Early blockchain networks faced a fundamental architectural constraint: a single network handled every aspect of a transaction. It processed smart contract logic, agreed on transaction validity through consensus, and permanently stored cryptographic data. While this monolithic approach guaranteed security and simplicity, it inherently limited throughput. Industry data confirms that relying solely on a monolithic structure limits processing capability to roughly 15 transactions per second on decentralized networks, vastly inadequate for global financial infrastructure that must compete with traditional payment rails processing thousands of operations simultaneously.
Modular architecture solves this bottleneck by delegating specific responsibilities to specialized networks. The architecture is typically divided into three primary layers, each engineered for a singular purpose:
- Execution Layer: Processes smart contracts and user interactions off-chain at high speeds, using technologies such as Optimistic Rollups and Zero-Knowledge Rollups to bundle thousands of transactions and compress results into a single cryptographic proof.
- Settlement and Consensus Layer: A highly secure Layer 1 anchors the final state of the transaction and resolves disputes, verifying the mathematics without having to re-execute every individual transfer.
- Data Availability Layer: Specialized networks ensure the underlying transaction data remains accessible for public verification, allowing anyone to audit the ledger independently.
This separation parallels the evolution of cloud computing, where monolithic enterprise applications were dismantled in favor of agile, independent microservices. By unbundling the traditional blockchain stack, developers have successfully bypassed the limitations that plagued earlier systems.
What Are the Real-World Implications for Developing Markets?
For technology professionals in Kenya, Nigeria, and the broader African continent, modular architecture unlocks the true potential of blockchain-based financial inclusion. High gas fees previously rendered decentralized applications useless for average citizens utilizing mobile money platforms like M-Pesa, where transaction values are often under KES 1,000 (approximately USD 7.50). With modular networks driving fees down to under KES 2 per transaction, developers in Nairobi's Silicon Savannah can now architect borderless remittance protocols, decentralized lending pools, and tokenized agricultural supply chains that remain economically viable for rural populations.
Local fintech startups can leverage open-source rollup frameworks to launch bespoke, application-specific networks tailored to regional regulatory requirements, utilizing global settlement layers for security while keeping execution costs firmly within local economic realities. This represents a fundamental shift in how blockchain infrastructure can serve populations previously excluded from both traditional banking and decentralized finance.
How to Evaluate Modular Blockchain Solutions for Your Use Case
- Cost Efficiency: Compare transaction fees across different execution layers and settlement options; modular systems now offer sub-cent fees, making even micro-transactions viable where they were previously impossible.

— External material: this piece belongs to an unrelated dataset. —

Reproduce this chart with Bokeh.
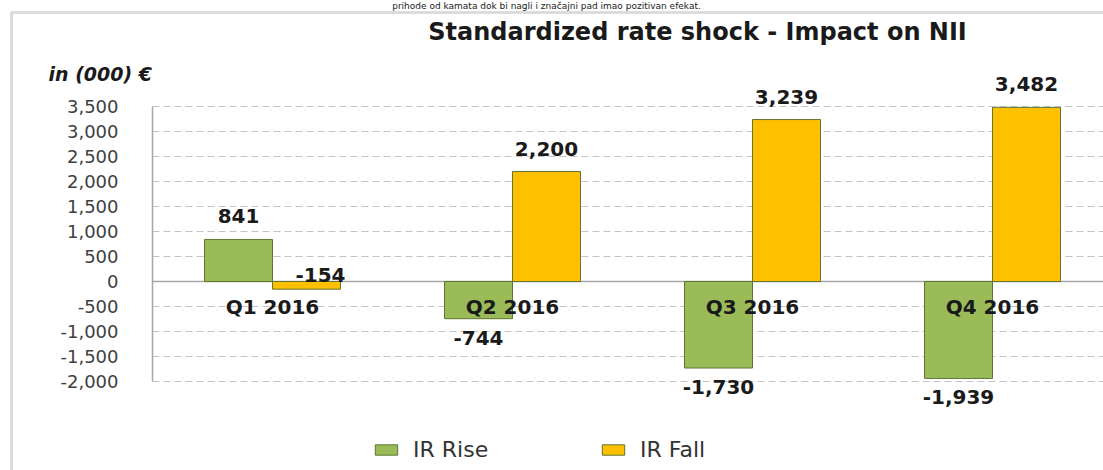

- Security Guarantees: Verify that the settlement layer provides adequate cryptographic security and dispute resolution mechanisms; the Layer 1 anchor is where final security is guaranteed.
- Data Accessibility: Confirm that data availability networks ensure transaction history remains publicly verifiable; this is essential for regulatory compliance and independent auditing.
- Regulatory Alignment: Assess whether application-specific rollups can be configured to meet local regulatory requirements while maintaining interoperability with global settlement layers.
As institutions begin tokenizing real-world assets and moving billions in notional value onto public ledgers, the demand for scalable, modular infrastructure is superseding the appeal of integrated environments. The era of the expensive blockchain transaction has officially concluded. As modular architecture goes mainstream, the underlying infrastructure is quietly disappearing into the background, operating with the invisible efficiency required to power the next generation of global commerce.